> [The problem]: Omit all pictures and transcribe only the lines in the entries below that run from the line with "Emit a Python" through the line with "ax = fig.add_axes([60/392, 1".

> [Records for the exercise]:

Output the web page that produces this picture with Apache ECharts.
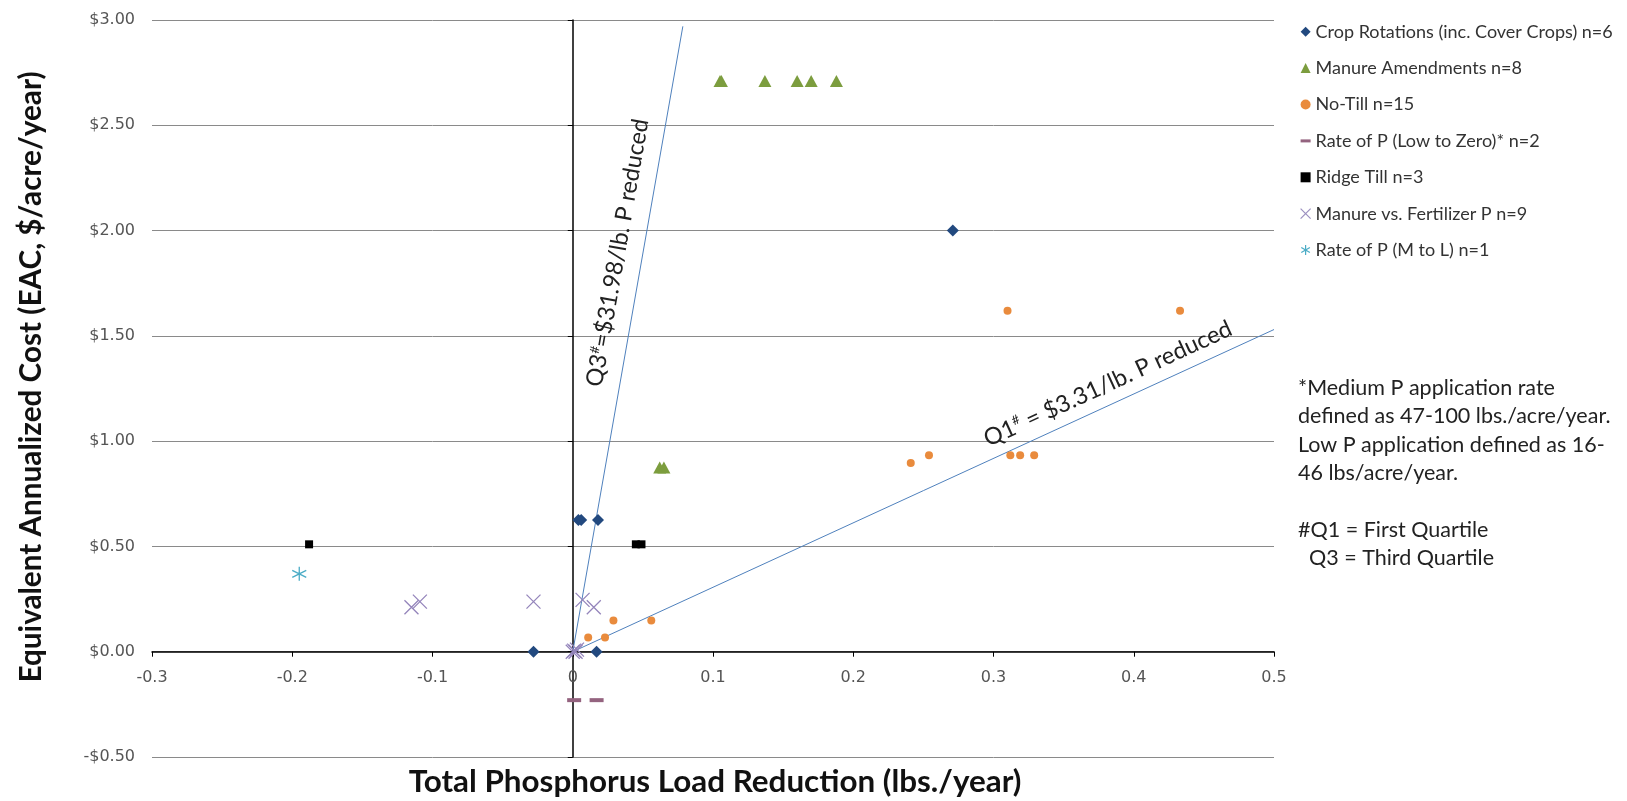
<!DOCTYPE html>
<html>
<head>
<meta charset="utf-8">
<script src="https://cdn.jsdelivr.net/npm/echarts@6/dist/echarts.min.js"></script>
<style>
html,body{margin:0;padding:0;background:#fff;}
#c{width:1627px;height:801px;}
</style>
</head>
<body>
<div id="c"></div>
<script>
// ---- data (x = total P load reduction lbs./year, y = EAC $/acre/year) ----
const seriesNames = [
  'Crop Rotations (inc. Cover Crops) n=6',
  'Manure Amendments n=8',
  'No-Till n=15',
  'Rate of P (Low to Zero)* n=2',
  'Ridge Till n=3',
  'Manure vs. Fertilizer P n=9',
  'Rate of P (M to L) n=1'
];
const cropRotations = [[-0.028,0],[0.017,0],[0.004,0.625],[0.006,0.625],[0.018,0.625],[0.271,2.0]];
const manureAmendments = [[0.105,2.71],[0.106,2.71],[0.137,2.71],[0.160,2.71],[0.170,2.71],[0.188,2.71],[0.062,0.875],[0.065,0.875]];
const noTill = [[0.011,0.067],[0.023,0.067],[0.029,0.148],[0.056,0.148],[0.241,0.896],[0.254,0.933],[0.312,0.933],[0.319,0.933],[0.329,0.933],[0.310,1.619],[0.433,1.619]];
const rateLowToZero = [[0.001,-0.23],[0.017,-0.23]];
const ridgeTill = [[-0.188,0.51],[0.045,0.51],[0.049,0.51]];
const manureVsFertilizer = [[-0.115,0.211],[-0.109,0.238],[-0.028,0.238],[0.007,0.246],[0.015,0.211],[0,0],[0.001,0.005],[0.002,0],[0.003,0.01]];
const rateMtoL = [[-0.195,0.37]];
const q3Line = [[0,0],[0.0785,2.97]];
const q1Line = [[0,0],[0.5,1.53]];
const q3Label = ['Q3', '#', '=$31.98/lb. P reduced'];
const q1Label = ['Q1', '#', ' = $3.31/lb. P reduced'];
const noteLines = [
  '*Medium P application rate',
  'defined as 47-100 lbs./acre/year.',
  'Low P application defined as 16-',
  '46 lbs/acre/year.',
  '',
  '#Q1 = First Quartile',
  '  Q3 = Third Quartile'
];
const xTitle = 'Total Phosphorus Load Reduction (lbs./year)';
const yTitle = 'Equivalent Annualized Cost (EAC, $/acre/year)';
const xMin = -0.3, xMax = 0.5, xStep = 0.1;
const yMin = -0.5, yMax = 3.0, yStep = 0.5;

const X_PATH = 'path://M0,0L10,10M10,0L0,10';
const AST_PATH = 'path://M5,0L5,10M0.7,2.5L9.3,7.5M9.3,2.5L0.7,7.5';
const DASH_PATH = 'path://M0,0H10V3H0Z';

const chart = echarts.init(document.getElementById('c'), null, {renderer:'canvas'});
const tickFont = 'DejaVu Sans';
const textFont = 'Lato';

function yFmt(v){
  const r = Math.round(v*100)/100;
  return (r < 0 ? '-$' : '$') + Math.abs(r).toFixed(2);
}
function xFmt(v){
  const r = Math.round(v*10)/10;
  return r === 0 ? '0' : String(r);
}

const option = {
  backgroundColor: '#ffffff',
  animation: false,
  grid: {left:152, right:353, top:20, bottom:44, containLabel:false, outerBoundsMode:'none'},
  xAxis: {
    type:'value', min:xMin, max:xMax, interval:xStep,
    axisLine:{show:true, onZero:true, lineStyle:{color:'#000', width:1.5}},
    axisTick:{show:true, inside:false, length:5, lineStyle:{color:'#000', width:1}},
    axisLabel:{formatter:xFmt, margin:-87, fontFamily:tickFont, fontSize:16, color:'#555'},
    splitLine:{show:false}
  },
  yAxis: [{
    type:'value', min:yMin, max:yMax, interval:yStep, position:'left',
    axisLine:{show:false, onZero:false},
    axisTick:{show:false},
    axisLabel:{formatter:yFmt, margin:17, fontFamily:tickFont, fontSize:16, color:'#555'},
    splitLine:{show:true, lineStyle:{color:'#8a8a8a', width:1}}
  },{
    type:'value', min:yMin, max:yMax, interval:yStep, position:'left',
    axisLine:{show:true, onZero:true, lineStyle:{color:'#000', width:1.5}},
    axisTick:{show:true, inside:false, length:5, lineStyle:{color:'#000', width:1}},
    axisLabel:{show:false},
    splitLine:{show:false}
  }],
  legend: {
    orient:'vertical', left:1295, top:15.7, itemWidth:10, itemHeight:10, itemGap:14.4,
    textStyle:{fontFamily:textFont, fontSize:18, color:'#333', lineHeight:22},
    selectedMode:false,
    data:[
      {name:seriesNames[0], icon:'diamond'},
      {name:seriesNames[1], icon:'triangle'},
      {name:seriesNames[2], icon:'circle'},
      {name:seriesNames[3], icon:DASH_PATH},
      {name:seriesNames[4], icon:'rect'},
      {name:seriesNames[5], icon:X_PATH, itemStyle:{color:'transparent', borderColor:'#9c90c0', borderWidth:1.2}},
      {name:seriesNames[6], icon:AST_PATH, itemStyle:{color:'transparent', borderColor:'#4bacc6', borderWidth:1.2}}
    ]
  },
  series: [
    {type:'line', name:'Q3', data:q3Line, symbol:'none', silent:true, lineStyle:{color:'#4f81bd', width:1}, z:1},
    {type:'line', name:'Q1', data:q1Line, symbol:'none', silent:true, lineStyle:{color:'#4f81bd', width:1}, z:1},
    {type:'scatter', name:seriesNames[0], data:cropRotations, symbol:'diamond', symbolSize:12, itemStyle:{color:'#22497f', opacity:1}, z:3},
    {type:'scatter', name:seriesNames[1], data:manureAmendments, symbol:'triangle', symbolSize:[13,12], itemStyle:{color:'#7c9d3e', opacity:1}, z:3},
    {type:'scatter', name:seriesNames[2], data:noTill, symbol:'circle', symbolSize:8, itemStyle:{color:'#e98b3d', opacity:1}, z:3},
    {type:'scatter', name:seriesNames[3], data:rateLowToZero, symbol:DASH_PATH, symbolSize:[14,4], symbolKeepAspect:false, itemStyle:{color:'#94637f', opacity:1}, z:3},
    {type:'scatter', name:seriesNames[4], data:ridgeTill, symbol:'rect', symbolSize:8, itemStyle:{color:'#000', opacity:1}, z:3},
    {type:'scatter', name:seriesNames[5], data:manureVsFertilizer, symbol:X_PATH, symbolSize:14, itemStyle:{color:'transparent', borderColor:'#9485bb', borderWidth:1.3, opacity:1}, z:4},
    {type:'scatter', name:seriesNames[6], data:rateMtoL, symbol:AST_PATH, symbolSize:14, itemStyle:{color:'transparent', borderColor:'#4bacc6', borderWidth:1.3, opacity:1}, z:4}
  ]
};
chart.setOption(option);

function labelAt(line, t, off){
  const p0 = chart.convertToPixel({gridIndex:0}, line[0]);
  const p1 = chart.convertToPixel({gridIndex:0}, line[1]);
  const dx = p1[0]-p0[0], dy = p1[1]-p0[1];
  const len = Math.sqrt(dx*dx+dy*dy);
  const ux = dx/len, uy = dy/len;
  const nx = uy, ny = -ux;
  return {
    x: p0[0] + ux*len*t + nx*off,
    y: p0[1] + uy*len*t + ny*off,
    rotation: Math.atan2(-dy, dx)
  };
}
const q3p = labelAt(q3Line, 0.631, 25);
const q1p = labelAt(q1Line, 0.775, 20);
const qRich = {
  m:{fontFamily:textFont, fontSize:23.5, fill:'#222'},
  s:{fontFamily:textFont, fontSize:13, fill:'#222', verticalAlign:'top', padding:[0,0,9,0]}
};
chart.setOption({
  graphic:[
    {type:'text', x:q3p.x, y:q3p.y, rotation:q3p.rotation, silent:true,
     style:{text:'{m|'+q3Label[0]+'}{s|'+q3Label[1]+'}{m|'+q3Label[2]+'}', rich:qRich, align:'center', verticalAlign:'middle'}},
    {type:'text', x:q1p.x, y:q1p.y, rotation:q1p.rotation, silent:true,
     style:{text:'{m|'+q1Label[0]+'}{s|'+q1Label[1]+'}{m|'+q1Label[2]+'}', rich:qRich, align:'center', verticalAlign:'middle'}},
    {type:'text', x:1298, y:374, silent:true,
     style:{text:noteLines.join('\n'), fontFamily:textFont, fontSize:21.5, lineHeight:28.3, fill:'#222', align:'left', verticalAlign:'top'}},
    {type:'text', x:715, y:782, silent:true,
     style:{text:xTitle, fontFamily:textFont, fontWeight:'bold', fontSize:31.4, fill:'#111', align:'center', verticalAlign:'middle'}},
    {type:'text', x:31, y:377, rotation:Math.PI/2, silent:true,
     style:{text:yTitle, fontFamily:textFont, fontWeight:'bold', fontSize:29.7, fill:'#111', align:'center', verticalAlign:'middle'}}
  ]
});
</script>
</body>
</html>
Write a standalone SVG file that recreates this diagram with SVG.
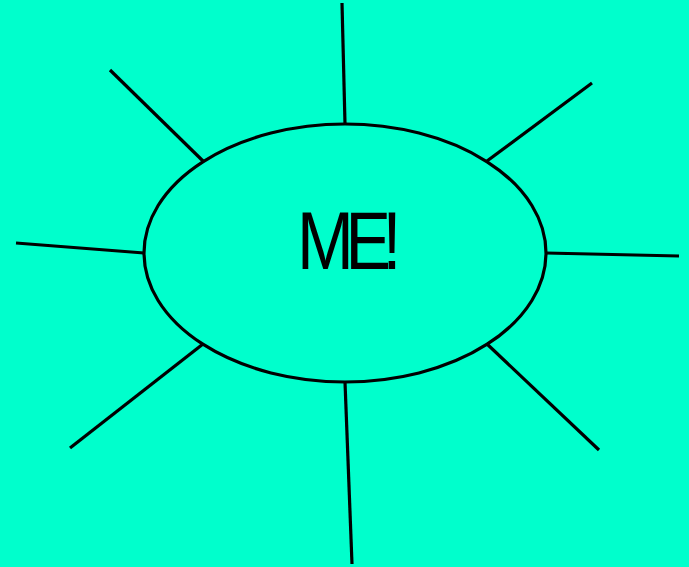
<svg xmlns="http://www.w3.org/2000/svg" width="689" height="567" viewBox="0 0 689 567">
<style>
.ray{stroke:#000;stroke-width:3.2;fill:none}
.body{fill:none;stroke:#000;stroke-width:3.2}
.lbl{font-family:"Liberation Sans",Arial,sans-serif;font-size:81px;fill:#000}
</style>
<rect width="689" height="567" fill="#00FFCC"/>
<g id="connectors">
<line class="ray" x1="342" y1="3" x2="345" y2="124"/>
<line class="ray" x1="110" y1="70" x2="203" y2="161"/>
<line class="ray" x1="592" y1="83" x2="487" y2="161"/>
<line class="ray" x1="16" y1="243" x2="144" y2="253"/>
<line class="ray" x1="546" y1="253" x2="679" y2="256"/>
<line class="ray" x1="70" y1="448" x2="203" y2="344"/>
<line class="ray" x1="345" y1="382" x2="352" y2="564"/>
<line class="ray" x1="599" y1="450" x2="487" y2="344"/>
</g>
<g id="me">
<ellipse class="body" cx="345" cy="253" rx="201" ry="129"/>
<text class="lbl" x="297" y="269" letter-spacing="-10" textLength="96" lengthAdjust="spacingAndGlyphs">ME!</text>
</g>
</svg>
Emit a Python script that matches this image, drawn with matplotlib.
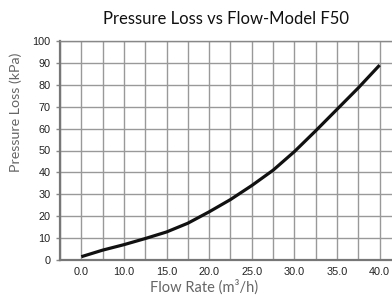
import numpy as np
import matplotlib.pyplot as plt

# tick labels of the flow axis (equally spaced on the chart)
flow_labels = ['0.0', '10.0', '15.0', '20.0', '25.0', '30.0', '35.0', '40.0']

# curve, x given in tick-label positions
curve_pos = [0, 0.5, 1, 1.5, 2, 2.5, 3, 3.5, 4, 4.5, 5, 5.5, 6, 6.5, 7]
curve_kpa = [1.5, 4.5, 7.0, 9.8, 12.8, 16.8, 22.0, 27.6, 34.0, 41.0, 49.5, 59.0, 68.8, 78.6, 89.0]

fig = plt.figure(figsize=(3.92, 2.95), dpi=100)
ax = fig.add_axes([60/392, 1 - 260/295, 1 - 60/392, 219/295])

ax.plot(curve_pos, curve_kpa, color='#111111', lw=2.3, solid_capstyle='butt', zorder=3)

ax.set_xlim(-0.5, 7.29)
ax.set_ylim(0, 100)
ax.set_xticks(np.arange(len(flow_labels)))
ax.set_xticklabels(flow_labels, family='Liberation Sans')
ax.set_xticks(np.arange(-0.5, 7.5, 1.0), minor=True)
ax.set_yticks(np.arange(0, 101, 10))
ax.set_yticklabels([str(v) for v in range(0, 101, 10)], family='Liberation Sans')

ax.grid(True, which='both', axis='x', color='#999999', lw=1.0)
ax.grid(True, which='major', axis='y', color='#999999', lw=1.0)
ax.tick_params(axis='x', which='both', length=0, labelsize=7.8, labelcolor='#222222', pad=5)
ax.tick_params(axis='y', length=3, width=1, color='#888888', labelsize=7.8, labelcolor='#222222', pad=4)

ax.spines['right'].set_visible(False)
ax.spines['top'].set_color('#888888')
ax.spines['top'].set_linewidth(1.0)
for s in ['left', 'bottom']:
    ax.spines[s].set_color('#777777')
    ax.spines[s].set_linewidth(1.6)

ax.set_title('Pressure Loss vs Flow-Model F50', fontsize=12, family='Lato', color='#111111', pad=12)
ax.set_xlabel('Flow Rate (m³/h)', fontsize=10.5, family='Lato', color='#666666')
ax.set_ylabel('Pressure Loss (kPa)', fontsize=10.3, family='Lato', color='#666666')
ax.xaxis.set_label_coords(0.434, -0.088)
ax.yaxis.set_label_coords(-0.115, 0.675)

fig.savefig('out.png', dpi=100)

> [Response to the task]:
Emit a Python script that matches this image, drawn with matplotlib.
import numpy as np
import matplotlib.pyplot as plt

# tick labels of the flow axis (equally spaced on the chart)
flow_labels = ['0.0', '10.0', '15.0', '20.0', '25.0', '30.0', '35.0', '40.0']

# curve, x given in tick-label positions
curve_pos = [0, 0.5, 1, 1.5, 2, 2.5, 3, 3.5, 4, 4.5, 5, 5.5, 6, 6.5, 7]
curve_kpa = [1.5, 4.5, 7.0, 9.8, 12.8, 16.8, 22.0, 27.6, 34.0, 41.0, 49.5, 59.0, 68.8, 78.6, 89.0]

fig = plt.figure(figsize=(3.92, 2.95), dpi=100)
ax = fig.add_axes([60/392, 1 - 260/295, 1 - 60/392, 219/295])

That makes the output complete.